My daughter has helped understand the source of those luminous still life photos one sees in magazines and some blogs: a portrait lens.  I couldn't resist - I bought one.  The play of light on texture and color is irresistible to me.  It draws me in an unspeakable way, as if I were a helpless moth. 


One of my favorite coffee mugs.  I've not quite gotten the hang of this lense yet; please bear with me.  I will be posting lots of photos as I go along.



My son made this dish in pottery class in high school.




What is your favorite lens?

Saturday, February 27, 2010

Can't We Think of Something Better Than Plastic?

Somewhere In the  beautiful Pacific Ocean, a gigantic ugly mass of garbage floats.  It's bigger than a landfill.  Bigger than a couple of landfills.  Think about this - this mass of garbage is twice the size of Texas.
Picture it.

(National Geographic)


David de Rothschild is using his name, influence and engergy to bring the world's attention to this astounding unseen tragedy.   Mr. deRothschild has built a catamaran from 12,500 plastic bottles.  He will sail from San Fransisco, California to Sydney, Austrailia, investigating the plastic pollution inthe Pacific Ocean along the way.  The Plastiki Expedition not only seeks to bring attention to the incredible pollution caused by the use and irresponsible disposal of plastic, it also highlights the many alternative uses for recycled plastic.  The entire boat is created from recycled plastic. 

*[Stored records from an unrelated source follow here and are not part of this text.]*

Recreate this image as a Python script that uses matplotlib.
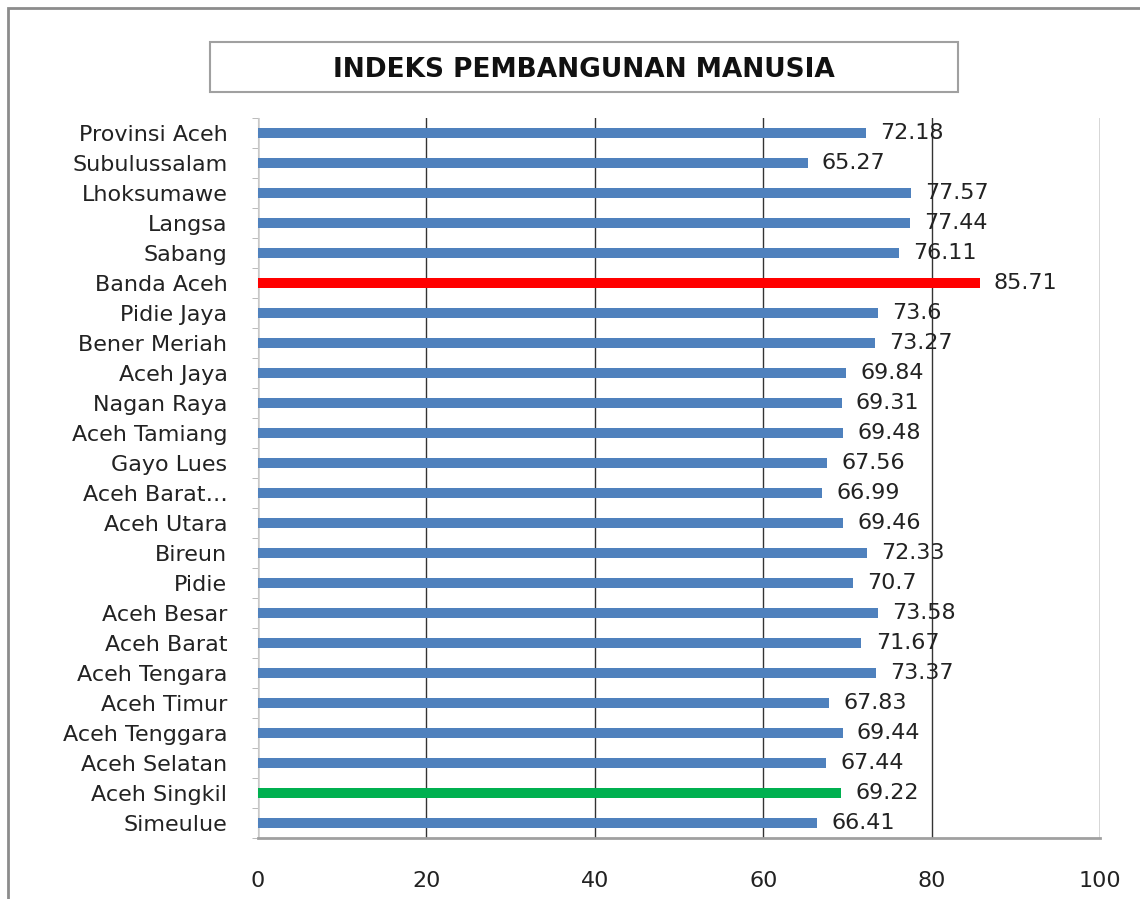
import numpy as np
import matplotlib
matplotlib.use("Agg")
import matplotlib.pyplot as plt
from matplotlib.patches import Rectangle

# data, top to bottom as in the chart
daerah = ["Provinsi Aceh", "Subulussalam", "Lhoksumawe", "Langsa", "Sabang",
          "Banda Aceh", "Pidie Jaya", "Bener Meriah", "Aceh Jaya", "Nagan Raya",
          "Aceh Tamiang", "Gayo Lues", "Aceh Barat\u2026", "Aceh Utara", "Bireun",
          "Pidie", "Aceh Besar", "Aceh Barat", "Aceh Tengara", "Aceh Timur",
          "Aceh Tenggara", "Aceh Selatan", "Aceh Singkil", "Simeulue"]
ipm = [72.18, 65.27, 77.57, 77.44, 76.11, 85.71, 73.6, 73.27, 69.84, 69.31,
       69.48, 67.56, 66.99, 69.46, 72.33, 70.7, 73.58, 71.67, 73.37, 67.83,
       69.44, 67.44, 69.22, 66.41]
label_ipm = ["72.18", "65.27", "77.57", "77.44", "76.11", "85.71", "73.6", "73.27",
             "69.84", "69.31", "69.48", "67.56", "66.99", "69.46", "72.33", "70.7",
             "73.58", "71.67", "73.37", "67.83", "69.44", "67.44", "69.22", "66.41"]
warna = {"Banda Aceh": "#FF0000", "Aceh Singkil": "#00B050"}
xticks = [0, 20, 40, 60, 80, 100]

fig = plt.figure(figsize=(11.4, 8.99), dpi=100)
fig.patch.set_facecolor("white")

# outer chart border
fig.patches.append(Rectangle((8 / 1140, -0.1), 1.2, 1 - 8 / 899 + 0.1,
                             transform=fig.transFigure, fill=False,
                             edgecolor="#8c8c8c", linewidth=2))

ax = fig.add_axes([258 / 1140, 1 - 838 / 899, (1100 - 258) / 1140, 720 / 899])
y = np.arange(len(daerah))
cols = [warna.get(d, "#4F81BD") for d in daerah]
ax.barh(y, ipm, height=0.36, color=cols, zorder=3)
ax.set_ylim(len(daerah) - 0.5, -0.5)
ax.set_xlim(0, 100)
ax.set_xticks(xticks)
ax.set_xticklabels([str(t) for t in xticks], fontsize=16, color="#222222")
ax.tick_params(axis="x", length=0, pad=24)
ax.set_yticks(y)
ax.set_yticklabels(daerah, fontsize=16, color="#222222")
ax.set_yticks(np.arange(len(daerah) + 1) - 0.5, minor=True)
ax.tick_params(axis="y", which="major", length=0, pad=22)
ax.tick_params(axis="y", which="minor", length=4, color="#b0b0b0")
ax.grid(axis="x", color="#333333", linewidth=1, zorder=0)
for s in ["top", "right"]:
    ax.spines[s].set_visible(False)
ax.spines["left"].set_color("#c8c8c8")
ax.spines["bottom"].set_color("#a0a0a0")
ax.spines["bottom"].set_linewidth(2)

for yi, v, t in zip(y, ipm, label_ipm):
    ax.text(v + 1.7, yi, t, va="center", ha="left", fontsize=16, color="#222222", zorder=4)

# title box
fig.patches.append(Rectangle((210 / 1140, 1 - 92 / 899), (958 - 210) / 1140, 50 / 899,
                             transform=fig.transFigure, facecolor="white",
                             edgecolor="#a0a0a0", linewidth=1.5))
fig.text(584 / 1140, 1 - 70 / 899, "INDEKS PEMBANGUNAN MANUSIA", ha="center",
         va="center", fontsize=19, fontweight="bold", color="#111111")

fig.savefig("out.png", dpi=100)
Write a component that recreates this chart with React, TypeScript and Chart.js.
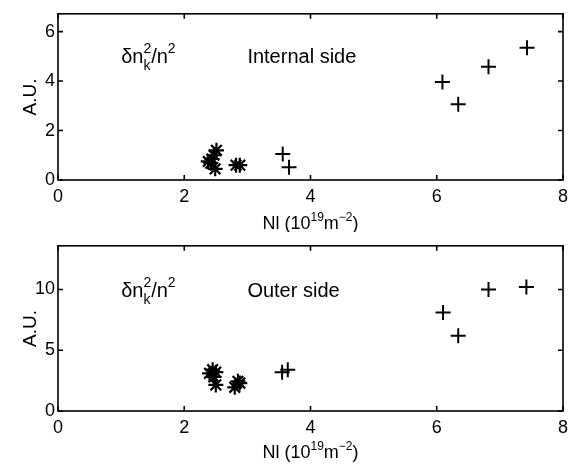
import React, { useEffect, useRef } from "react";
import { Chart, registerables } from "chart.js";
Chart.register(...registerables);

// ---------- data ----------
const xMin = 0;
const xMax = 8;
const xTickValues = [0, 2, 4, 6, 8];

const topYMax = 6.72;
const topYTickValues = [0, 2, 4, 6];
const bottomYMax = 13.6;
const bottomYTickValues = [0, 5, 10];

// Internal side
const internalPlusX = [3.56, 3.66, 6.09, 6.34, 6.82, 7.43];
const internalPlusY = [1.05, 0.52, 3.96, 3.06, 4.58, 5.35];
const internalStarX = [2.51, 2.47, 2.44, 2.38, 2.42, 2.49, 2.82, 2.88];
const internalStarY = [1.2, 1.0, 0.85, 0.75, 0.68, 0.45, 0.6, 0.6];

// Outer side
const outerPlusX = [3.55, 3.64, 6.1, 6.34, 6.82, 7.42];
const outerPlusY = [3.2, 3.4, 8.1, 6.2, 10.0, 10.2];
const outerStarX = [2.45, 2.4, 2.5, 2.47, 2.5, 2.85, 2.8, 2.88];
const outerStarY = [3.4, 3.1, 3.2, 2.8, 2.15, 2.45, 1.95, 2.3];

const topLabel = "Internal side";
const bottomLabel = "Outer side";
const yTitle = "A.U.";

const FONT = "'Liberation Sans', Arial, Helvetica, sans-serif";

type Seg = { t: string; size: number; dy: number; stackWithNext?: boolean };

function drawRich(ctx: CanvasRenderingContext2D, segs: Seg[], x: number, y: number, align: "left" | "center") {
  const widths: number[] = [];
  let total = 0;
  for (let i = 0; i < segs.length; i++) {
    ctx.font = `${segs[i].size}px ${FONT}`;
    widths.push(ctx.measureText(segs[i].t).width);
  }
  for (let i = 0; i < segs.length; i++) {
    if (segs[i].stackWithNext) {
      total += Math.max(widths[i], widths[i + 1]);
      i++;
    } else total += widths[i];
  }
  let cx = align === "center" ? x - total / 2 : x;
  ctx.textAlign = "left";
  ctx.textBaseline = "alphabetic";
  ctx.fillStyle = "#000";
  for (let i = 0; i < segs.length; i++) {
    const s = segs[i];
    ctx.font = `${s.size}px ${FONT}`;
    ctx.fillText(s.t, cx, y + s.dy);
    if (s.stackWithNext) {
      const n = segs[i + 1];
      ctx.font = `${n.size}px ${FONT}`;
      ctx.fillText(n.t, cx, y + n.dy);
      cx += Math.max(widths[i], widths[i + 1]);
      i++;
    } else cx += widths[i];
  }
}

const framePlugin = {
  id: "frame",
  afterDraw(chart: any) {
    const { ctx, chartArea: a, scales } = chart;
    const xs = scales.x;
    const ys = scales.y;
    const label: string = chart.options.plugins.frame.label;
    const titleBaseline: number = chart.options.plugins.frame.titleBaseline;
    const textY: number = chart.options.plugins.frame.textY;
    ctx.save();
    ctx.strokeStyle = "#000";
    ctx.lineWidth = 1.6;
    ctx.strokeRect(a.left, a.top, a.right - a.left, a.bottom - a.top);
    const tl = 5;
    ctx.beginPath();
    xs.ticks.forEach((t: any) => {
      const px = xs.getPixelForValue(t.value);
      ctx.moveTo(px, a.bottom);
      ctx.lineTo(px, a.bottom - tl);
      ctx.moveTo(px, a.top);
      ctx.lineTo(px, a.top + tl);
    });
    ys.ticks.forEach((t: any) => {
      const py = ys.getPixelForValue(t.value);
      ctx.moveTo(a.left, py);
      ctx.lineTo(a.left + tl, py);
      ctx.moveTo(a.right, py);
      ctx.lineTo(a.right - tl, py);
    });
    ctx.stroke();

    // x title
    drawRich(
      ctx,
      [
        { t: "Nl (10", size: 18, dy: 0 },
        { t: "19", size: 12, dy: -8 },
        { t: "m", size: 18, dy: 0 },
        { t: "\u22122", size: 12, dy: -8 },
        { t: ")", size: 18, dy: 0 },
      ],
      (a.left + a.right) / 2,
      titleBaseline,
      "center"
    );

    // y title
    ctx.save();
    ctx.translate(31, (a.top + a.bottom) / 2);
    ctx.rotate(-Math.PI / 2);
    ctx.font = `19px ${FONT}`;
    ctx.fillStyle = "#000";
    ctx.textAlign = "center";
    ctx.textBaseline = "middle";
    ctx.fillText(yTitle, 0, 0);
    ctx.restore();

    // annotations
    const ty = ys.getPixelForValue(textY) + 7;
    drawRich(
      ctx,
      [
        { t: "\u03b4n", size: 20, dy: 0 },
        { t: "2", size: 14, dy: -10, stackWithNext: true },
        { t: "k", size: 14, dy: 7 },
        { t: "/n", size: 20, dy: 0 },
        { t: "2", size: 14, dy: -10 },
      ],
      xs.getPixelForValue(1.0),
      ty,
      "left"
    );
    ctx.font = `20px ${FONT}`;
    ctx.textAlign = "left";
    ctx.textBaseline = "alphabetic";
    ctx.fillText(label, xs.getPixelForValue(3.0), ty);
    ctx.restore();
  },
};

function makeConfig(
  plusX: number[],
  plusY: number[],
  starX: number[],
  starY: number[],
  yMax: number,
  yTickValues: number[],
  label: string,
  padTop: number,
  xAxisHeight: number,
  titleBaseline: number,
  textY: number
): any {
  return {
    type: "scatter",
    data: {
      datasets: [
        {
          data: plusX.map((x, i) => ({ x, y: plusY[i] })),
          pointStyle: "cross",
          pointRadius: 7.5,
          borderColor: "#000",
          backgroundColor: "#000",
          borderWidth: 2,
        },
        {
          data: starX.map((x, i) => ({ x, y: starY[i] })),
          pointStyle: "star",
          pointRadius: 7.5,
          borderColor: "#000",
          backgroundColor: "#000",
          borderWidth: 2.2,
        },
      ],
    },
    options: {
      responsive: false,
      animation: false,
      devicePixelRatio: 1,
      layout: { padding: { top: padTop, right: 14, left: 0, bottom: 0 } },
      plugins: {
        legend: { display: false },
        tooltip: { enabled: false },
        frame: { label, titleBaseline, textY },
      },
      scales: {
        x: {
          type: "linear",
          min: xMin,
          max: xMax,
          grid: { display: false, drawTicks: false },
          border: { display: false },
          afterBuildTicks: (s: any) => {
            s.ticks = xTickValues.map((v) => ({ value: v }));
          },
          ticks: {
            color: "#000",
            font: { family: FONT, size: 18 },
            padding: 6,
            maxRotation: 0,
          },
          afterFit: (s: any) => {
            s.height = xAxisHeight;
          },
        },
        y: {
          type: "linear",
          min: 0,
          max: yMax,
          grid: { display: false, drawTicks: false },
          border: { display: false },
          afterBuildTicks: (s: any) => {
            s.ticks = yTickValues.map((v) => ({ value: v }));
          },
          ticks: {
            color: "#000",
            font: { family: FONT, size: 18 },
            padding: 3,
          },
          afterFit: (s: any) => {
            s.width = 58;
          },
        },
      },
    },
    plugins: [framePlugin],
  };
}

function Panel(props: { cfg: any; width: number; height: number }) {
  const ref = useRef<HTMLCanvasElement | null>(null);
  useEffect(() => {
    if (!ref.current) return;
    const chart = new Chart(ref.current, props.cfg);
    return () => chart.destroy();
  }, []);
  return <canvas ref={ref} width={props.width} height={props.height} style={{ display: "block" }} />;
}

export default function App() {
  const topCfg = makeConfig(
    internalPlusX, internalPlusY, internalStarX, internalStarY,
    topYMax, topYTickValues, topLabel, 12, 52, 229, 5
  );
  const bottomCfg = makeConfig(
    outerPlusX, outerPlusY, outerStarX, outerStarY,
    bottomYMax, bottomYTickValues, bottomLabel, 11, 54, 226, 10
  );
  return (
    <div style={{ position: "absolute", left: 0, top: 0, width: 577, height: 465, background: "#fff" }}>
      <Panel cfg={topCfg} width={577} height={232} />
      <Panel cfg={bottomCfg} width={577} height={233} />
    </div>
  );
}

I'm taking stock of all the garbage, especialy plastic, that I use.  I think it is amazing how much trash one person can generate!   While, yes, one solution is to recycle, and we do.  But, think about how many products we buy in plastic packaging!  Cleaning products, personal hygiene products, hardware, automotive, all those little things that are wrapped in so many layers of plastic you need heavy duty scissors to open them.  Why can't we minimize our waste right from the very start? It is hard, if not impossible, to find these products contained in anything other than plastic.  There should be other alternatives to plastic packaging?  Isn't there a way to make biodegradeable plastics?  Yes to both of these, I am sure.  So, why isn't this happening?